The Leap Year Gene by Shelley Wood
Shelley Wood’s The Leap Year Gene has an intriguing premise and is for the most part an interesting novel, but I feel like the last quarter of the novel was rushed and therefore left me feeling dissatisfied by the time I finished it. The novel is about a baby girl, Kit McKinley, who is born on February 29, 1916, and inexplicably only ages one year for every four years. The funny thing about The Leap Year Gene is that even though Kit is at the center of the novel, I found her character to be the least satisfying of the four main characters.
The novel opens with Ernest McKinley, Kit’s soon-to-be stepfather, just prior to Kit’s birth, when Ernest finds out that the widow of his brother Thomas (who died in WWI) is pregnant with his brother’s baby. The only problem is that Kit’s mother, Lillian, doesn’t look like she has been pregnant long enough to be having Thomas’s baby. It becomes apparent that the baby in Lillian’s uterus is developing very slowly and her pregnancy lasts something like eighteen months (!) before Kit is finally born.
Kit is born during the eugenics movement, when people were obsessed with the idea of producing perfect human specimens and breeding out “undesirable” human traits through forced sterilization. The Nazis took it one step further, of course, and murdered children who had mental and physical disabilities under the guise of Kinder-Euthanasie (this was before they started sending children to die in the concentration camps). Part of the novel is set in Germany a few years prior to WWII when Kit and her family are living in Berlin while Lillian is working on her PhD in botany, but secretly studying genetics in order to figure out the gene that makes Kit age so slowly. Ernest and Lillian are worried that if everyone finds out about Kit’s “leap year gene”, she will be used as a science experiment to create longevity in humans.

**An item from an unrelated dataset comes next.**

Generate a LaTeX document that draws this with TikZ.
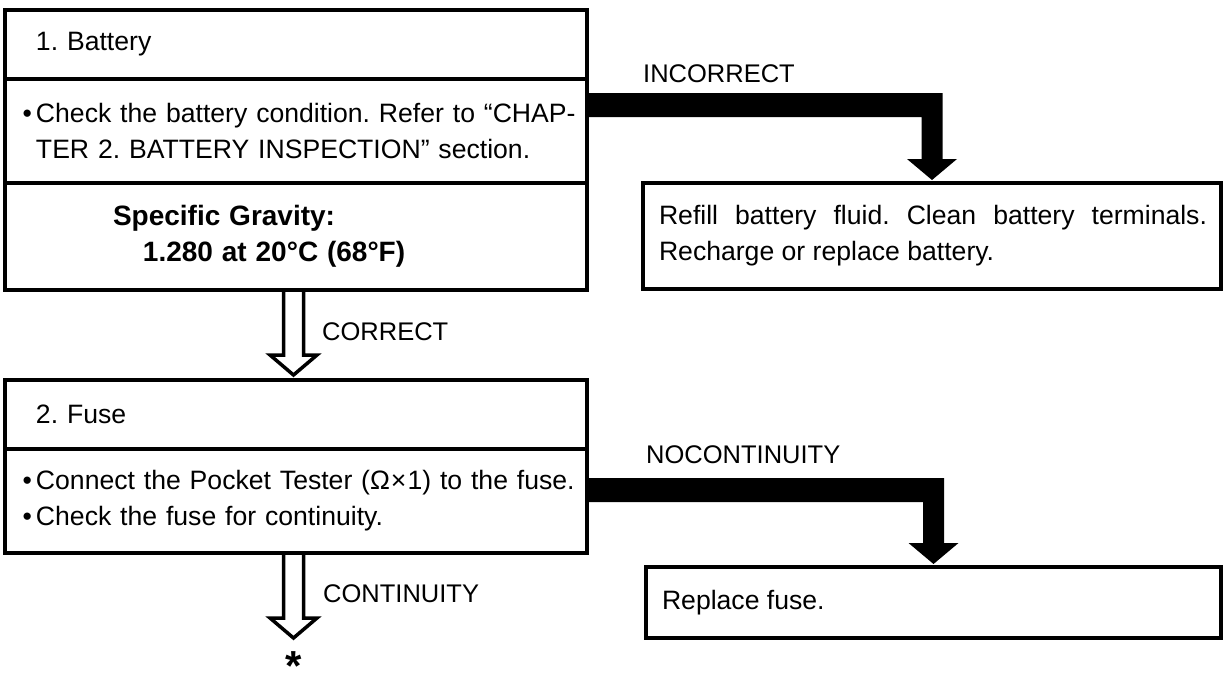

I found the earlier decades of the story to be the most interesting and the most intense.
The Leap Year Gene is told in four parts from the perspectives of four different characters, the first three of them being Kit’s family members. From their perspectives, Kit is a super intelligent, impetuous child with a curiosity about life, but you never get a sense about how she feels about her own situation. By the time you get to Kit’s part of the story, when she physically appears to be a young adult, she comes across as the kind of person everyone expects her to be: cautious and concerned about the secret of her “leap year gene” being discovered. At this point, the passage of years, as well as the story, accelerates so quickly that Kit’s character hardly develops any further. Her relationships with new characters brought late into the story are thinly sketched and lack the emotional attachment that I felt earlier in the story with Kit’s family. I thought The Leap Year Gene was a very affecting novel for the first three-quarters of the story, but it loses that feeling as it races to its conclusion.